Data records
* * * * * * *

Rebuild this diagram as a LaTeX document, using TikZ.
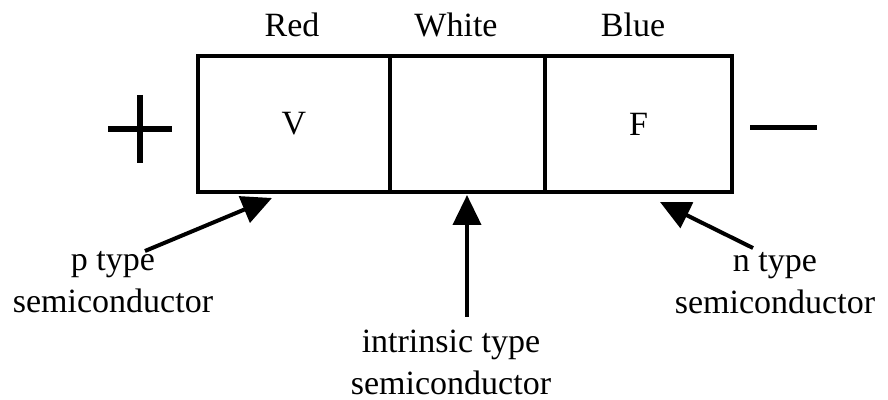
\documentclass[tikz,border=0pt]{standalone}
\usepackage{fontspec}
\setmainfont{Liberation Serif}
\usetikzlibrary{arrows.meta,positioning}

\begin{document}
\begin{tikzpicture}[x = .5pt, y = -.5pt, font = \fontsize{17}{21}\selectfont,
  cell/.style = {draw, line width = 2pt, minimum height = 68pt, inner sep = 0pt, outer sep = 0pt, anchor = north west},
  pointer/.style = {-{Triangle[length = 15pt, width = 14pt]}, line width = 2pt}]
\useasboundingbox (0,0) rectangle (888,400);
\node[cell, minimum width = 96pt] (red) at (198,56) {V};
\node[cell, minimum width = 77.5pt] (white) at (red.north east) {};
\node[cell, minimum width = 93.5pt] (blue) at (white.north east) {F};
\node[anchor = base] (redlbl) at (292,37) {Red};
\node[anchor = base] (whitelbl) at (456,37) {White};
\node[anchor = base] (bluelbl) at (633,37) {Blue};
\draw[line width = 3pt] (108,129) -- (172,129);
\draw[line width = 3pt] (140,95) -- (140,163);
\draw[line width = 2.5pt] (750,128) -- (817,128);
\node[align = center] (ptype) at (113,282) {p type\\semiconductor};
\node[align = center] (itype) at (451,362) {intrinsic type\\semiconductor};
\node[align = center] (ntype) at (775,283) {n type\\semiconductor};
\coordinate (ptail) at (145,251);
\coordinate (ptip) at (272,198);
\coordinate (itail) at (467,317);
\coordinate (itip) at (467,195);
\coordinate (ntail) at (753,248);
\coordinate (ntip) at (660,202);
\draw[pointer] (ptail) -- (ptip);
\draw[pointer] (itail) -- (itip);
\draw[pointer] (ntail) -- (ntip);
\end{tikzpicture}
\end{document}
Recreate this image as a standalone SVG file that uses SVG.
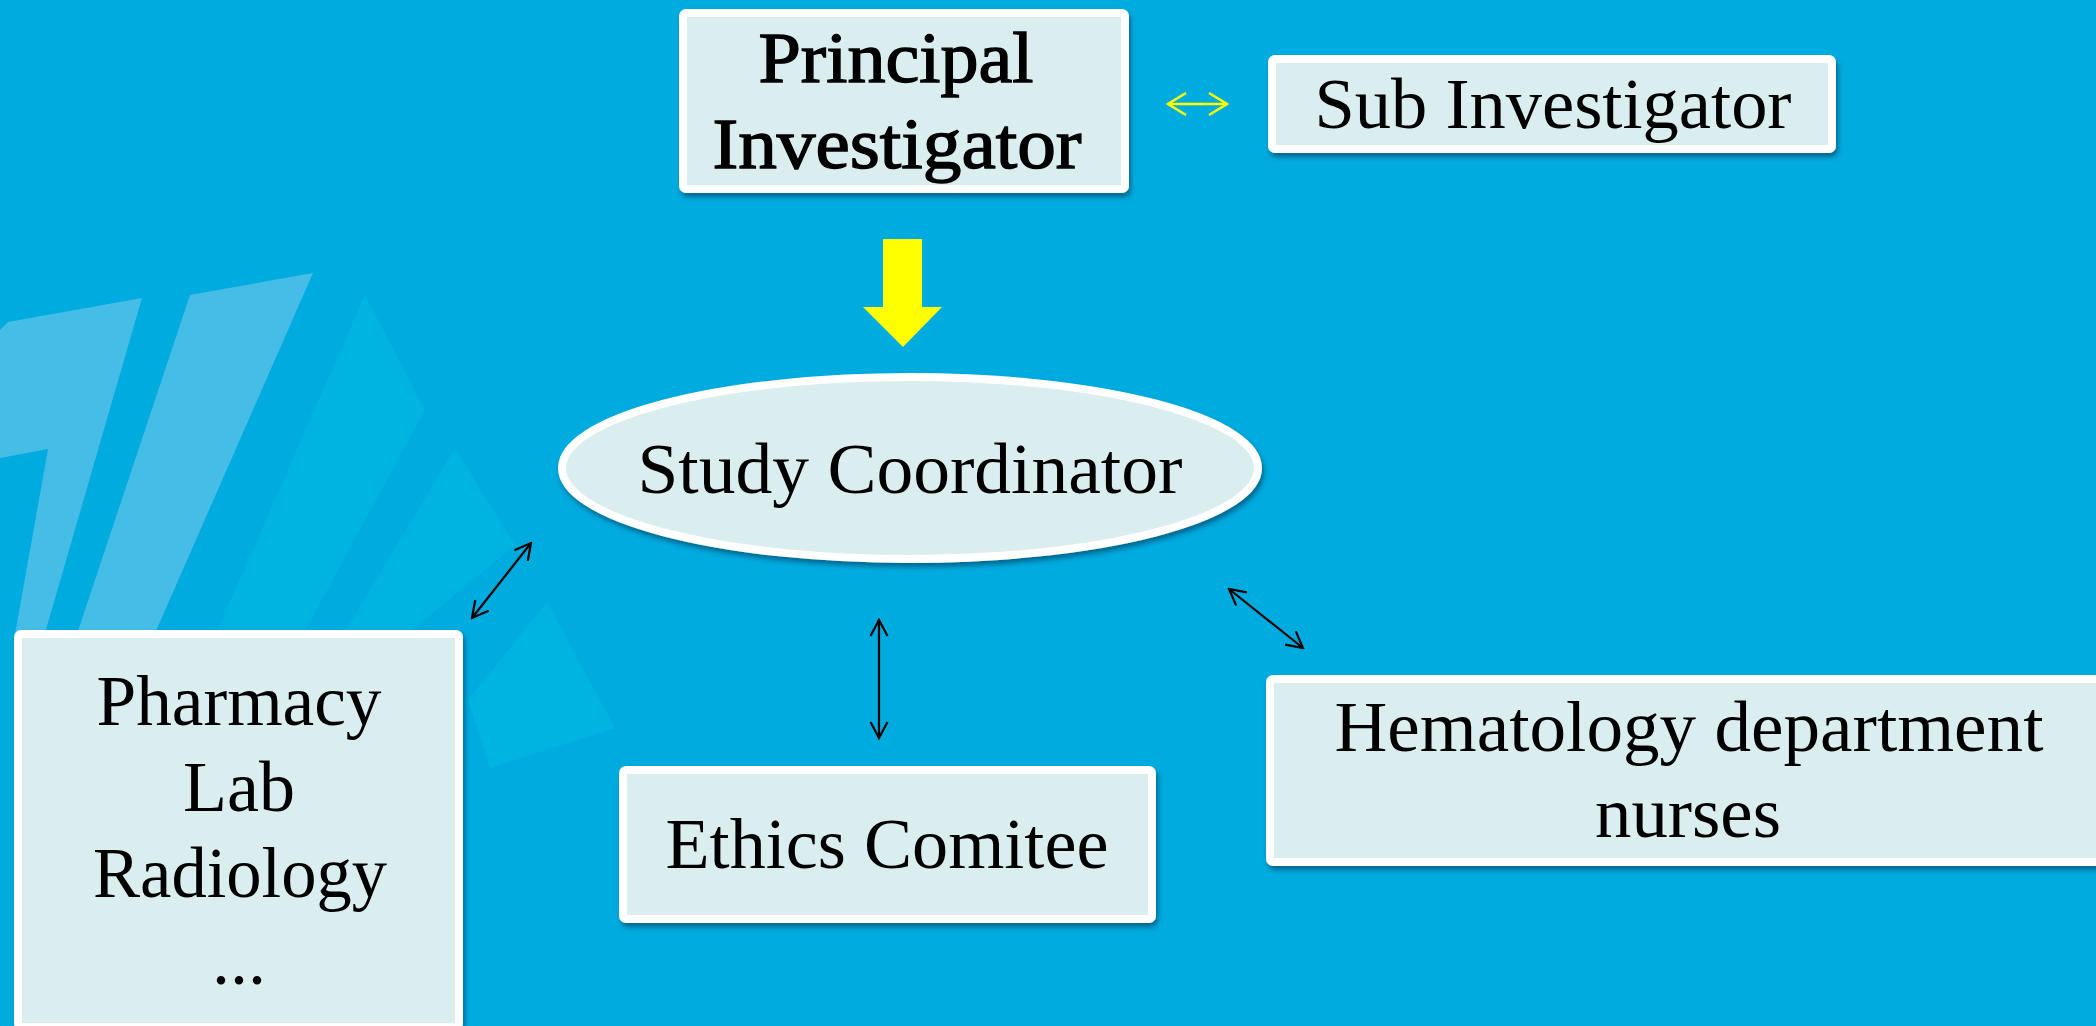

* * * * * * *

# [TASK BRIEF]
From the listing, extract all text exactly as given and drop any picture.

# [EXPECTED ANSWER]
Rebuild this diagram as a LaTeX document, using TikZ.
\documentclass[tikz,border=0pt]{standalone}
\usepackage{fontspec}
\setmainfont{Liberation Serif}
\usetikzlibrary{arrows.meta,positioning}

\begin{document}
\begin{tikzpicture}[x = .5pt, y = -.5pt, font = \fontsize{17}{21}\selectfont,
  cell/.style = {draw, line width = 2pt, minimum height = 68pt, inner sep = 0pt, outer sep = 0pt, anchor = north west},
  pointer/.style = {-{Triangle[length = 15pt, width = 14pt]}, line width = 2pt}]
\useasboundingbox (0,0) rectangle (888,400);
\node[cell, minimum width = 96pt] (red) at (198,56) {V};
\node[cell, minimum width = 77.5pt] (white) at (red.north east) {};
\node[cell, minimum width = 93.5pt] (blue) at (white.north east) {F};
\node[anchor = base] (redlbl) at (292,37) {Red};
\node[anchor = base] (whitelbl) at (456,37) {White};
\node[anchor = base] (bluelbl) at (633,37) {Blue};
\draw[line width = 3pt] (108,129) -- (172,129);
\draw[line width = 3pt] (140,95) -- (140,163);
\draw[line width = 2.5pt] (750,128) -- (817,128);
\node[align = center] (ptype) at (113,282) {p type\\semiconductor};
\node[align = center] (itype) at (451,362) {intrinsic type\\semiconductor};
\node[align = center] (ntype) at (775,283) {n type\\semiconductor};
\coordinate (ptail) at (145,251);
\coordinate (ptip) at (272,198);
\coordinate (itail) at (467,317);
\coordinate (itip) at (467,195);
\coordinate (ntail) at (753,248);
\coordinate (ntip) at (660,202);
\draw[pointer] (ptail) -- (ptip);
\draw[pointer] (itail) -- (itip);
\draw[pointer] (ntail) -- (ntip);
\end{tikzpicture}
\end{document}
Recreate this image as a standalone SVG file that uses SVG.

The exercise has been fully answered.